BEGIN
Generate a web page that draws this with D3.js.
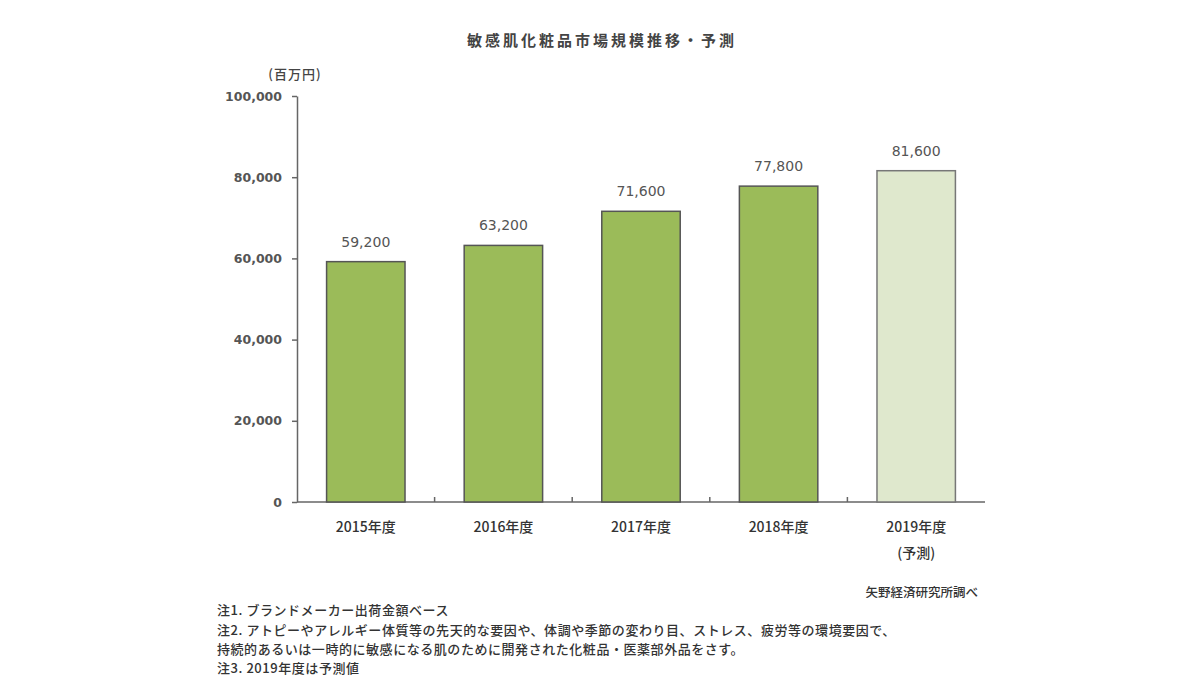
<!DOCTYPE html>
<html><head><meta charset="utf-8">
<script src="https://cdn.jsdelivr.net/npm/d3@7/dist/d3.min.js"></script>
<style>
body{margin:0;background:#fff;}
svg{display:block;}
text{font-family:"DejaVu Sans","Noto Sans CJK JP",sans-serif;fill:#555;}
.jp{font-family:"Noto Sans CJK JP",sans-serif;}
</style></head><body>
<svg id="c" width="1203" height="700"></svg>
<script>
const categories = ["2015年度","2016年度","2017年度","2018年度","2019年度"];
const subLabels = ["","","","","(予測)"];
const values = [59200, 63200, 71600, 77800, 81600];
const forecast = [false,false,false,false,true];
const yTicks = [0,20000,40000,60000,80000,100000];
const title = "敏感肌化粧品市場規模推移・予測";
const unit = "(百万円)";
const source = "矢野経済研究所調べ";
const notes = [
  "注1. ブランドメーカー出荷金額ベース",
  "注2. アトピーやアレルギー体質等の先天的な要因や、体調や季節の変わり目、ストレス、疲労等の環境要因で、",
  "持続的あるいは一時的に敏感になる肌のために開発された化粧品・医薬部外品をさす。",
  "注3. 2019年度は予測値"
];

const svg = d3.select("#c");
const m = {left:297, right:985, top:96, bottom:502};
const x = d3.scaleBand().domain(categories).range([m.left, m.right]).paddingInner(0.43).paddingOuter(0.215);
const xb = d3.scaleBand().domain(categories).range([m.left, m.right]);
const y = d3.scaleLinear().domain([0,100000]).range([m.bottom, m.top]);

// title
svg.append("text").attr("class","jp").attr("x",602).attr("y",46).attr("text-anchor","middle")
  .style("font-size","15px").style("font-weight","bold").style("letter-spacing","3px").style("fill","#444").text(title);
svg.append("text").attr("class","jp").attr("x",295).attr("y",79).attr("text-anchor","middle")
  .style("font-size","13px").style("font-weight","500").style("letter-spacing","1px").style("fill","#444").text(unit);

// y axis
const yAxis = d3.axisLeft(y).tickValues(yTicks).tickFormat(d3.format(",")).tickSize(5).tickSizeOuter(0).tickPadding(10);
const gy = svg.append("g").attr("transform",`translate(${m.left},0)`).call(yAxis);
gy.select(".domain").attr("stroke","#666").attr("stroke-width",1.5);
gy.selectAll(".tick line").attr("stroke","#666").attr("stroke-width",1.5);
gy.selectAll(".tick text").style("font-size","12.5px").style("font-family","DejaVu Sans").style("font-weight","bold").style("fill","#555");

// x axis line and boundary ticks
svg.append("line").attr("x1",m.left).attr("x2",m.right).attr("y1",y(0)).attr("y2",y(0)).attr("stroke","#666").attr("stroke-width",1.5);
svg.append("g").selectAll("line").data(categories.slice(1)).join("line")
  .attr("x1",d=>xb(d)).attr("x2",d=>xb(d)).attr("y1",y(0)).attr("y2",y(0)-5)
  .attr("stroke","#666").attr("stroke-width",1.5);

// bars
svg.append("g").selectAll("rect").data(values).join("rect")
  .attr("x",(d,i)=>x(categories[i])).attr("width",x.bandwidth())
  .attr("y",d=>y(d)).attr("height",d=>y(0)-y(d))
  .attr("fill",(d,i)=>forecast[i]?"#dfe8cd":"#9bbb59")
  .attr("stroke",(d,i)=>forecast[i]?"#777":"#555").attr("stroke-width",1.5);

// value labels
svg.append("g").selectAll("text").data(values).join("text")
  .attr("x",(d,i)=>x(categories[i])+x.bandwidth()/2).attr("y",d=>y(d)-15)
  .attr("text-anchor","middle").style("font-size","14px").style("fill","#555")
  .text(d=>d3.format(",")(d));

// category labels
svg.append("g").selectAll("text").data(categories).join("text")
  .attr("class","jp").attr("x",d=>x(d)+x.bandwidth()/2).attr("y",532)
  .attr("text-anchor","middle").style("font-size","14px").style("font-weight","500").style("fill","#333").text(d=>d);
svg.append("g").selectAll("text").data(subLabels).join("text")
  .attr("class","jp").attr("x",(d,i)=>x(categories[i])+x.bandwidth()/2).attr("y",558)
  .attr("text-anchor","middle").style("font-size","14px").style("font-weight","500").style("fill","#333").text(d=>d);

// source
svg.append("text").attr("class","jp").attr("x",978).attr("y",597).attr("text-anchor","end")
  .style("font-size","12.5px").style("font-weight","500").style("fill","#333").text(source);

// notes
svg.append("g").selectAll("text").data(notes).join("text")
  .attr("class","jp").attr("x",217).attr("y",(d,i)=>[615,635,654,673][i])
  .style("font-size","13px").style("letter-spacing","0.55px").style("font-weight","500").style("fill","#333").text(d=>d);
</script></body></html>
END
REQUIRED TASK: Except for the pictures, reproduce every line exactly.

ANSWER BELOW:
Generate a web page that draws this with D3.js.
<!DOCTYPE html>
<html><head><meta charset="utf-8">
<script src="https://cdn.jsdelivr.net/npm/d3@7/dist/d3.min.js"></script>
<style>
body{margin:0;background:#fff;}
svg{display:block;}
text{font-family:"DejaVu Sans","Noto Sans CJK JP",sans-serif;fill:#555;}
.jp{font-family:"Noto Sans CJK JP",sans-serif;}
</style></head><body>
<svg id="c" width="1203" height="700"></svg>
<script>
const categories = ["2015年度","2016年度","2017年度","2018年度","2019年度"];
const subLabels = ["","","","","(予測)"];
const values = [59200, 63200, 71600, 77800, 81600];
const forecast = [false,false,false,false,true];
const yTicks = [0,20000,40000,60000,80000,100000];
const title = "敏感肌化粧品市場規模推移・予測";
const unit = "(百万円)";
const source = "矢野経済研究所調べ";
const notes = [
  "注1. ブランドメーカー出荷金額ベース",
  "注2. アトピーやアレルギー体質等の先天的な要因や、体調や季節の変わり目、ストレス、疲労等の環境要因で、",
  "持続的あるいは一時的に敏感になる肌のために開発された化粧品・医薬部外品をさす。",
  "注3. 2019年度は予測値"
];

const svg = d3.select("#c");
const m = {left:297, right:985, top:96, bottom:502};
const x = d3.scaleBand().domain(categories).range([m.left, m.right]).paddingInner(0.43).paddingOuter(0.215);
const xb = d3.scaleBand().domain(categories).range([m.left, m.right]);
const y = d3.scaleLinear().domain([0,100000]).range([m.bottom, m.top]);

// title
svg.append("text").attr("class","jp").attr("x",602).attr("y",46).attr("text-anchor","middle")
  .style("font-size","15px").style("font-weight","bold").style("letter-spacing","3px").style("fill","#444").text(title);
svg.append("text").attr("class","jp").attr("x",295).attr("y",79).attr("text-anchor","middle")
  .style("font-size","13px").style("font-weight","500").style("letter-spacing","1px").style("fill","#444").text(unit);

// y axis
const yAxis = d3.axisLeft(y).tickValues(yTicks).tickFormat(d3.format(",")).tickSize(5).tickSizeOuter(0).tickPadding(10);
const gy = svg.append("g").attr("transform",`translate(${m.left},0)`).call(yAxis);
gy.select(".domain").attr("stroke","#666").attr("stroke-width",1.5);
gy.selectAll(".tick line").attr("stroke","#666").attr("stroke-width",1.5);
gy.selectAll(".tick text").style("font-size","12.5px").style("font-family","DejaVu Sans").style("font-weight","bold").style("fill","#555");

// x axis line and boundary ticks
svg.append("line").attr("x1",m.left).attr("x2",m.right).attr("y1",y(0)).attr("y2",y(0)).attr("stroke","#666").attr("stroke-width",1.5);
svg.append("g").selectAll("line").data(categories.slice(1)).join("line")
  .attr("x1",d=>xb(d)).attr("x2",d=>xb(d)).attr("y1",y(0)).attr("y2",y(0)-5)
  .attr("stroke","#666").attr("stroke-width",1.5);

// bars
svg.append("g").selectAll("rect").data(values).join("rect")
  .attr("x",(d,i)=>x(categories[i])).attr("width",x.bandwidth())
  .attr("y",d=>y(d)).attr("height",d=>y(0)-y(d))
  .attr("fill",(d,i)=>forecast[i]?"#dfe8cd":"#9bbb59")
  .attr("stroke",(d,i)=>forecast[i]?"#777":"#555").attr("stroke-width",1.5);

// value labels
svg.append("g").selectAll("text").data(values).join("text")
  .attr("x",(d,i)=>x(categories[i])+x.bandwidth()/2).attr("y",d=>y(d)-15)
  .attr("text-anchor","middle").style("font-size","14px").style("fill","#555")
  .text(d=>d3.format(",")(d));

// category labels
svg.append("g").selectAll("text").data(categories).join("text")
  .attr("class","jp").attr("x",d=>x(d)+x.bandwidth()/2).attr("y",532)
  .attr("text-anchor","middle").style("font-size","14px").style("font-weight","500").style("fill","#333").text(d=>d);
svg.append("g").selectAll("text").data(subLabels).join("text")
  .attr("class","jp").attr("x",(d,i)=>x(categories[i])+x.bandwidth()/2).attr("y",558)
  .attr("text-anchor","middle").style("font-size","14px").style("font-weight","500").style("fill","#333").text(d=>d);

// source
svg.append("text").attr("class","jp").attr("x",978).attr("y",597).attr("text-anchor","end")
  .style("font-size","12.5px").style("font-weight","500").style("fill","#333").text(source);

// notes
svg.append("g").selectAll("text").data(notes).join("text")
  .attr("class","jp").attr("x",217).attr("y",(d,i)=>[615,635,654,673][i])
  .style("font-size","13px").style("letter-spacing","0.55px").style("font-weight","500").style("fill","#333").text(d=>d);
</script></body></html>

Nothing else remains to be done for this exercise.